>> Start

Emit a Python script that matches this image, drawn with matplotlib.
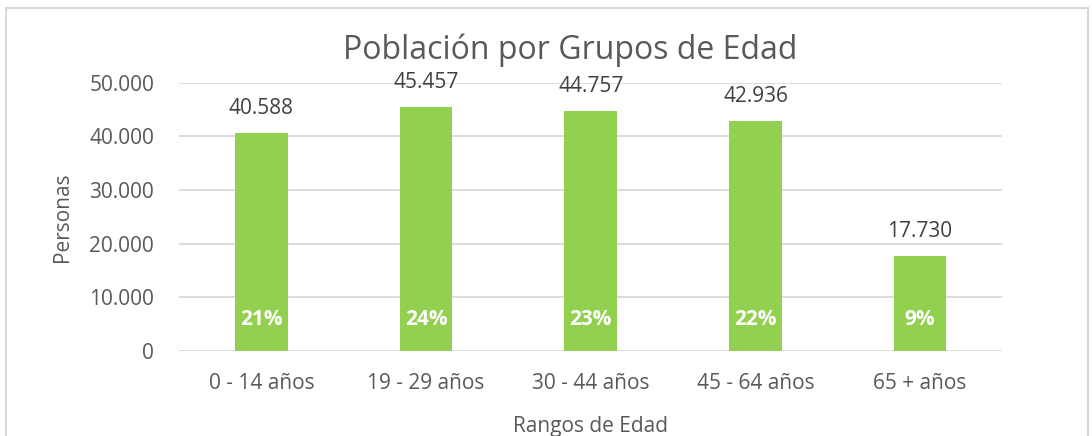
import matplotlib.pyplot as plt
import matplotlib.patches as mpatches
from matplotlib.ticker import FuncFormatter

# datos
grupos = ['0 - 14 años', '19 - 29 años', '30 - 44 años', '45 - 64 años', '65 + años']
personas = [40588, 45457, 44757, 42936, 17730]
porcentajes = ['21%', '24%', '23%', '22%', '9%']

verde = '#92D050'
gris = '#595959'

plt.rcParams['font.family'] = ['Open Sans', 'DejaVu Sans']

fig = plt.figure(figsize=(10.92, 4.36), dpi=100)
ax = fig.add_axes([0.164, 0.195, 0.754, 0.615])

x = range(len(grupos))
ax.bar(x, personas, width=0.32, color=verde, zorder=3)

for i, v in enumerate(personas):
    etiqueta = f'{v:,}'.replace(',', '.')
    ax.annotate(etiqueta, (i, v), xytext=(0, 10), textcoords='offset points',
                ha='center', va='bottom', fontsize=15, color='#404040')
    ax.text(i, 5800, porcentajes[i], ha='center', va='center', fontsize=15,
            color='white', fontweight='bold', zorder=4)

ax.set_xlim(-0.5, len(grupos) - 0.5)
ax.set_ylim(0, 50000)
ax.set_yticks(range(0, 50001, 10000))
ax.yaxis.set_major_formatter(FuncFormatter(lambda v, p: f'{int(v):,}'.replace(',', '.')))
ax.set_xticks(list(x))
ax.set_xticklabels(grupos)
ax.tick_params(axis='both', length=0, labelsize=15, colors=gris)
ax.tick_params(axis='x', pad=16)
ax.tick_params(axis='y', pad=18)

ax.grid(axis='y', color='#D9D9D9', linewidth=1.3, zorder=0)
for s in ax.spines.values():
    s.set_visible(False)

fig.text(0.522, 0.885, 'Población por Grupos de Edad', fontsize=23, color=gris,
         ha='center', va='center')
ax.set_ylabel('Personas', fontsize=15, color=gris, labelpad=12)
ax.set_xlabel('Rangos de Edad', fontsize=15, color=gris, labelpad=16)

# marco del gráfico
fig.patches.append(mpatches.Rectangle((6 / 1092, -0.05), 1082 / 1092, 1.05 - 8 / 436,
                                      transform=fig.transFigure, fill=False,
                                      edgecolor='#D9D9D9', linewidth=1.5))

fig.savefig('out.png', dpi=100)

>> End

Starting with the first line of the data above and ending with the line containing "ax.tick_params(axis='y', pad=18)", please restate every line exactly, leaving images out.

▸ **RESPONSE**
Emit a Python script that matches this image, drawn with matplotlib.
import matplotlib.pyplot as plt
import matplotlib.patches as mpatches
from matplotlib.ticker import FuncFormatter

# datos
grupos = ['0 - 14 años', '19 - 29 años', '30 - 44 años', '45 - 64 años', '65 + años']
personas = [40588, 45457, 44757, 42936, 17730]
porcentajes = ['21%', '24%', '23%', '22%', '9%']

verde = '#92D050'
gris = '#595959'

plt.rcParams['font.family'] = ['Open Sans', 'DejaVu Sans']

fig = plt.figure(figsize=(10.92, 4.36), dpi=100)
ax = fig.add_axes([0.164, 0.195, 0.754, 0.615])

x = range(len(grupos))
ax.bar(x, personas, width=0.32, color=verde, zorder=3)

for i, v in enumerate(personas):
    etiqueta = f'{v:,}'.replace(',', '.')
    ax.annotate(etiqueta, (i, v), xytext=(0, 10), textcoords='offset points',
                ha='center', va='bottom', fontsize=15, color='#404040')
    ax.text(i, 5800, porcentajes[i], ha='center', va='center', fontsize=15,
            color='white', fontweight='bold', zorder=4)

ax.set_xlim(-0.5, len(grupos) - 0.5)
ax.set_ylim(0, 50000)
ax.set_yticks(range(0, 50001, 10000))
ax.yaxis.set_major_formatter(FuncFormatter(lambda v, p: f'{int(v):,}'.replace(',', '.')))
ax.set_xticks(list(x))
ax.set_xticklabels(grupos)
ax.tick_params(axis='both', length=0, labelsize=15, colors=gris)
ax.tick_params(axis='x', pad=16)
ax.tick_params(axis='y', pad=18)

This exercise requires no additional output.